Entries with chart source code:
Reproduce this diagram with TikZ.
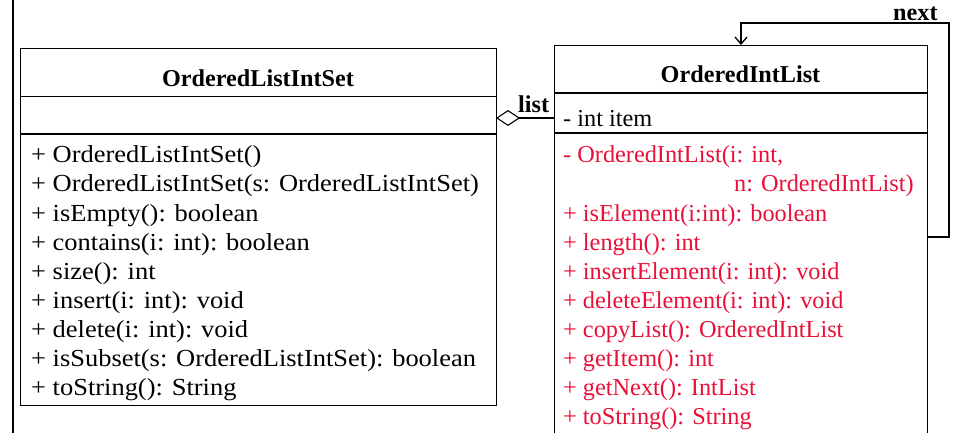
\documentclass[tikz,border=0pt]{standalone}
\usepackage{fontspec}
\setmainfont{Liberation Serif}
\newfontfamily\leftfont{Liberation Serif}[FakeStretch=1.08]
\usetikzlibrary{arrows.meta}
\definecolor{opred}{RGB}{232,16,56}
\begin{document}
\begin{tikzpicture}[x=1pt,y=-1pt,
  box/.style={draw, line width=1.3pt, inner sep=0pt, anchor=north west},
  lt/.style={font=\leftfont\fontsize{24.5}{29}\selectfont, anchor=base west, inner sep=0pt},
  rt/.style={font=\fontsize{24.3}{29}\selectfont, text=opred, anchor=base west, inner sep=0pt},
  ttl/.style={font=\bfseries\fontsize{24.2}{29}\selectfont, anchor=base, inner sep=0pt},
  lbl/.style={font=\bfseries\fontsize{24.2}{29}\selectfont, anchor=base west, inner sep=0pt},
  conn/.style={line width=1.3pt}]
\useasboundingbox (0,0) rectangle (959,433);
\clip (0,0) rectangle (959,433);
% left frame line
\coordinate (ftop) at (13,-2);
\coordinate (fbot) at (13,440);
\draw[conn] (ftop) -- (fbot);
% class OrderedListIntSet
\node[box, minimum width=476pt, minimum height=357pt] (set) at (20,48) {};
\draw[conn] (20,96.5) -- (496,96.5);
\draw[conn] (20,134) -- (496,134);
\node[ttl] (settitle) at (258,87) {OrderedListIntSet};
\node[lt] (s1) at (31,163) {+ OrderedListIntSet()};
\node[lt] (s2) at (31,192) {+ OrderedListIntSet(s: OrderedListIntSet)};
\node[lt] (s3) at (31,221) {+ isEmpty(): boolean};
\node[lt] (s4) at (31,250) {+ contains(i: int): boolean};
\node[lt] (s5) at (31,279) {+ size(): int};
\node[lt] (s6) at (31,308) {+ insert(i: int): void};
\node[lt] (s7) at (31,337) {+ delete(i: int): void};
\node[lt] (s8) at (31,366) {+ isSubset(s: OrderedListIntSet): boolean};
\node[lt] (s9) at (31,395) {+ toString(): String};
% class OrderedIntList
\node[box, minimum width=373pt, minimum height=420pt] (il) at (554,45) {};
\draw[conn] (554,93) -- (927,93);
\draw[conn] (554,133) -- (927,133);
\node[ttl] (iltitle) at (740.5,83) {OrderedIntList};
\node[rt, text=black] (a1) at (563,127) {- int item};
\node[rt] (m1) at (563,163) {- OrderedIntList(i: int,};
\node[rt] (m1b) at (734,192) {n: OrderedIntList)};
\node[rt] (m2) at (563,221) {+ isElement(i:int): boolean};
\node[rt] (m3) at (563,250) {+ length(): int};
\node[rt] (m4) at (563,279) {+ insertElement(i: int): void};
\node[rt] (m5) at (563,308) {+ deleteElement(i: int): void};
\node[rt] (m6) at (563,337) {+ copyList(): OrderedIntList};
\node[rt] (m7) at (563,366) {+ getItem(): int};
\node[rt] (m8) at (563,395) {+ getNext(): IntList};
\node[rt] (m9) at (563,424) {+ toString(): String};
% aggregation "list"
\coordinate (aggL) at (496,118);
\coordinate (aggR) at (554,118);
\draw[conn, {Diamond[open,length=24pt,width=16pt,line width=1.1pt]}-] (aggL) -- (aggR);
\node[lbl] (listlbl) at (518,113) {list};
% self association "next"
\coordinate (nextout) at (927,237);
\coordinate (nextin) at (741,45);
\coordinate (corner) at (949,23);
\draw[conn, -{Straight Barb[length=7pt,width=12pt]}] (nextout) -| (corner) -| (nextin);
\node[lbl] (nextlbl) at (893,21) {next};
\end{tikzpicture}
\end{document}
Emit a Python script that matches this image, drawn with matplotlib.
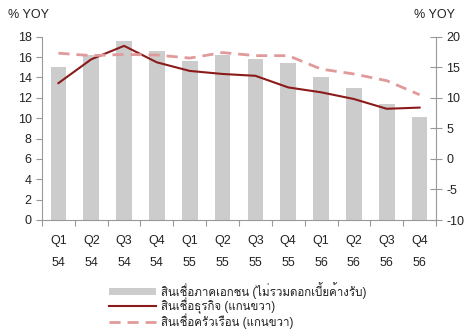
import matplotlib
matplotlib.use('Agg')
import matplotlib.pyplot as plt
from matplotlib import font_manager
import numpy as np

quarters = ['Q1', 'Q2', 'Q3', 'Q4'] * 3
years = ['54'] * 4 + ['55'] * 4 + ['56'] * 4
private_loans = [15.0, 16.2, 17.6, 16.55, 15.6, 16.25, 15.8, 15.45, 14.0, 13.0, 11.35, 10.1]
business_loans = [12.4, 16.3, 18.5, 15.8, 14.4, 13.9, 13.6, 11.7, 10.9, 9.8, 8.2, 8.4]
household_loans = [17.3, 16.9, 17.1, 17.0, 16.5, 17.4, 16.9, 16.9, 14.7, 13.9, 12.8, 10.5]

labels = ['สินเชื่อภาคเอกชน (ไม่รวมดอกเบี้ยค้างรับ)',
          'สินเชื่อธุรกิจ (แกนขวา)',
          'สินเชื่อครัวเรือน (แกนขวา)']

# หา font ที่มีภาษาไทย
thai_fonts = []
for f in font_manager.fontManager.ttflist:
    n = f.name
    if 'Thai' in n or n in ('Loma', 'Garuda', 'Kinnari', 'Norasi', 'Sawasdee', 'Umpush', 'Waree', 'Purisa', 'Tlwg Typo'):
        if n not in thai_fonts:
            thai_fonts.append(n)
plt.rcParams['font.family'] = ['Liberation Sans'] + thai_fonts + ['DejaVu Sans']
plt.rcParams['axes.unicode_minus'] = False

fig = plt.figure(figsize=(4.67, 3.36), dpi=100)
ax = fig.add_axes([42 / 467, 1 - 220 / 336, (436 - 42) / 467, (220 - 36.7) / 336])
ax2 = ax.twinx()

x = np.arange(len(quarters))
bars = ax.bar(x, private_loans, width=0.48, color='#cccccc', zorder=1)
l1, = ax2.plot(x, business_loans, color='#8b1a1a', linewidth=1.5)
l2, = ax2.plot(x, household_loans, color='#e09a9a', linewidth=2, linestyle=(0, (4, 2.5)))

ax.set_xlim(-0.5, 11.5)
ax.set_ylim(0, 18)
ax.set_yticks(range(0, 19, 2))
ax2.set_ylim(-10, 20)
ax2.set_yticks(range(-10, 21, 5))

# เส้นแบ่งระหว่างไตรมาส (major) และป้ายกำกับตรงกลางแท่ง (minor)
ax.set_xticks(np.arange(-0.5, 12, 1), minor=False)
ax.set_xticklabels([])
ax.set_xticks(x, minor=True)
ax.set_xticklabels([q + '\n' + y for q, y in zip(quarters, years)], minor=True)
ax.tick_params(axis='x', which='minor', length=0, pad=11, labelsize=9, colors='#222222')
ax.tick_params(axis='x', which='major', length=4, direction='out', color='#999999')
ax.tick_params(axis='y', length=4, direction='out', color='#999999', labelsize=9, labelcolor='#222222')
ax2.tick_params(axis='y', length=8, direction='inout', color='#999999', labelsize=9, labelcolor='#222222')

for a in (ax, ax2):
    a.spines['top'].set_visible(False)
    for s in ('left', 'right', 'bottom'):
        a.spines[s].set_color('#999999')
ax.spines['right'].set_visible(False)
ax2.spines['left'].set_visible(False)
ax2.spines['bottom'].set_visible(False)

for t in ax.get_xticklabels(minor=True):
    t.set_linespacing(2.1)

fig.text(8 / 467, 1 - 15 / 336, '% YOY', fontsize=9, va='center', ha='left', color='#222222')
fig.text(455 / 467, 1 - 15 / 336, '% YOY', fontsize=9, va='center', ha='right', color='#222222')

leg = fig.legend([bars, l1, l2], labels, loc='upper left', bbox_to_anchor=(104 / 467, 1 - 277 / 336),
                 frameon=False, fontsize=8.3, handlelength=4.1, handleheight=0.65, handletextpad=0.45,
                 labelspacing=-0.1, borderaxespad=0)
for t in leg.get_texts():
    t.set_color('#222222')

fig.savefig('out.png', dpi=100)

Task objective:
Print all of the entries word for word. Omit the pictures they contain.

Answer below:
Reproduce this diagram with TikZ.
\documentclass[tikz,border=0pt]{standalone}
\usepackage{fontspec}
\setmainfont{Liberation Serif}
\newfontfamily\leftfont{Liberation Serif}[FakeStretch=1.08]
\usetikzlibrary{arrows.meta}
\definecolor{opred}{RGB}{232,16,56}
\begin{document}
\begin{tikzpicture}[x=1pt,y=-1pt,
  box/.style={draw, line width=1.3pt, inner sep=0pt, anchor=north west},
  lt/.style={font=\leftfont\fontsize{24.5}{29}\selectfont, anchor=base west, inner sep=0pt},
  rt/.style={font=\fontsize{24.3}{29}\selectfont, text=opred, anchor=base west, inner sep=0pt},
  ttl/.style={font=\bfseries\fontsize{24.2}{29}\selectfont, anchor=base, inner sep=0pt},
  lbl/.style={font=\bfseries\fontsize{24.2}{29}\selectfont, anchor=base west, inner sep=0pt},
  conn/.style={line width=1.3pt}]
\useasboundingbox (0,0) rectangle (959,433);
\clip (0,0) rectangle (959,433);
% left frame line
\coordinate (ftop) at (13,-2);
\coordinate (fbot) at (13,440);
\draw[conn] (ftop) -- (fbot);
% class OrderedListIntSet
\node[box, minimum width=476pt, minimum height=357pt] (set) at (20,48) {};
\draw[conn] (20,96.5) -- (496,96.5);
\draw[conn] (20,134) -- (496,134);
\node[ttl] (settitle) at (258,87) {OrderedListIntSet};
\node[lt] (s1) at (31,163) {+ OrderedListIntSet()};
\node[lt] (s2) at (31,192) {+ OrderedListIntSet(s: OrderedListIntSet)};
\node[lt] (s3) at (31,221) {+ isEmpty(): boolean};
\node[lt] (s4) at (31,250) {+ contains(i: int): boolean};
\node[lt] (s5) at (31,279) {+ size(): int};
\node[lt] (s6) at (31,308) {+ insert(i: int): void};
\node[lt] (s7) at (31,337) {+ delete(i: int): void};
\node[lt] (s8) at (31,366) {+ isSubset(s: OrderedListIntSet): boolean};
\node[lt] (s9) at (31,395) {+ toString(): String};
% class OrderedIntList
\node[box, minimum width=373pt, minimum height=420pt] (il) at (554,45) {};
\draw[conn] (554,93) -- (927,93);
\draw[conn] (554,133) -- (927,133);
\node[ttl] (iltitle) at (740.5,83) {OrderedIntList};
\node[rt, text=black] (a1) at (563,127) {- int item};
\node[rt] (m1) at (563,163) {- OrderedIntList(i: int,};
\node[rt] (m1b) at (734,192) {n: OrderedIntList)};
\node[rt] (m2) at (563,221) {+ isElement(i:int): boolean};
\node[rt] (m3) at (563,250) {+ length(): int};
\node[rt] (m4) at (563,279) {+ insertElement(i: int): void};
\node[rt] (m5) at (563,308) {+ deleteElement(i: int): void};
\node[rt] (m6) at (563,337) {+ copyList(): OrderedIntList};
\node[rt] (m7) at (563,366) {+ getItem(): int};
\node[rt] (m8) at (563,395) {+ getNext(): IntList};
\node[rt] (m9) at (563,424) {+ toString(): String};
% aggregation "list"
\coordinate (aggL) at (496,118);
\coordinate (aggR) at (554,118);
\draw[conn, {Diamond[open,length=24pt,width=16pt,line width=1.1pt]}-] (aggL) -- (aggR);
\node[lbl] (listlbl) at (518,113) {list};
% self association "next"
\coordinate (nextout) at (927,237);
\coordinate (nextin) at (741,45);
\coordinate (corner) at (949,23);
\draw[conn, -{Straight Barb[length=7pt,width=12pt]}] (nextout) -| (corner) -| (nextin);
\node[lbl] (nextlbl) at (893,21) {next};
\end{tikzpicture}
\end{document}
Emit a Python script that matches this image, drawn with matplotlib.
import matplotlib
matplotlib.use('Agg')
import matplotlib.pyplot as plt
from matplotlib import font_manager
import numpy as np

quarters = ['Q1', 'Q2', 'Q3', 'Q4'] * 3
years = ['54'] * 4 + ['55'] * 4 + ['56'] * 4
private_loans = [15.0, 16.2, 17.6, 16.55, 15.6, 16.25, 15.8, 15.45, 14.0, 13.0, 11.35, 10.1]
business_loans = [12.4, 16.3, 18.5, 15.8, 14.4, 13.9, 13.6, 11.7, 10.9, 9.8, 8.2, 8.4]
household_loans = [17.3, 16.9, 17.1, 17.0, 16.5, 17.4, 16.9, 16.9, 14.7, 13.9, 12.8, 10.5]

labels = ['สินเชื่อภาคเอกชน (ไม่รวมดอกเบี้ยค้างรับ)',
          'สินเชื่อธุรกิจ (แกนขวา)',
          'สินเชื่อครัวเรือน (แกนขวา)']

# หา font ที่มีภาษาไทย
thai_fonts = []
for f in font_manager.fontManager.ttflist:
    n = f.name
    if 'Thai' in n or n in ('Loma', 'Garuda', 'Kinnari', 'Norasi', 'Sawasdee', 'Umpush', 'Waree', 'Purisa', 'Tlwg Typo'):
        if n not in thai_fonts:
            thai_fonts.append(n)
plt.rcParams['font.family'] = ['Liberation Sans'] + thai_fonts + ['DejaVu Sans']
plt.rcParams['axes.unicode_minus'] = False

fig = plt.figure(figsize=(4.67, 3.36), dpi=100)
ax = fig.add_axes([42 / 467, 1 - 220 / 336, (436 - 42) / 467, (220 - 36.7) / 336])
ax2 = ax.twinx()

x = np.arange(len(quarters))
bars = ax.bar(x, private_loans, width=0.48, color='#cccccc', zorder=1)
l1, = ax2.plot(x, business_loans, color='#8b1a1a', linewidth=1.5)
l2, = ax2.plot(x, household_loans, color='#e09a9a', linewidth=2, linestyle=(0, (4, 2.5)))

ax.set_xlim(-0.5, 11.5)
ax.set_ylim(0, 18)
ax.set_yticks(range(0, 19, 2))
ax2.set_ylim(-10, 20)
ax2.set_yticks(range(-10, 21, 5))

# เส้นแบ่งระหว่างไตรมาส (major) และป้ายกำกับตรงกลางแท่ง (minor)
ax.set_xticks(np.arange(-0.5, 12, 1), minor=False)
ax.set_xticklabels([])
ax.set_xticks(x, minor=True)
ax.set_xticklabels([q + '\n' + y for q, y in zip(quarters, years)], minor=True)
ax.tick_params(axis='x', which='minor', length=0, pad=11, labelsize=9, colors='#222222')
ax.tick_params(axis='x', which='major', length=4, direction='out', color='#999999')
ax.tick_params(axis='y', length=4, direction='out', color='#999999', labelsize=9, labelcolor='#222222')
ax2.tick_params(axis='y', length=8, direction='inout', color='#999999', labelsize=9, labelcolor='#222222')

for a in (ax, ax2):
    a.spines['top'].set_visible(False)
    for s in ('left', 'right', 'bottom'):
        a.spines[s].set_color('#999999')
ax.spines['right'].set_visible(False)
ax2.spines['left'].set_visible(False)
ax2.spines['bottom'].set_visible(False)

for t in ax.get_xticklabels(minor=True):
    t.set_linespacing(2.1)

fig.text(8 / 467, 1 - 15 / 336, '% YOY', fontsize=9, va='center', ha='left', color='#222222')
fig.text(455 / 467, 1 - 15 / 336, '% YOY', fontsize=9, va='center', ha='right', color='#222222')

leg = fig.legend([bars, l1, l2], labels, loc='upper left', bbox_to_anchor=(104 / 467, 1 - 277 / 336),
                 frameon=False, fontsize=8.3, handlelength=4.1, handleheight=0.65, handletextpad=0.45,
                 labelspacing=-0.1, borderaxespad=0)
for t in leg.get_texts():
    t.set_color('#222222')

fig.savefig('out.png', dpi=100)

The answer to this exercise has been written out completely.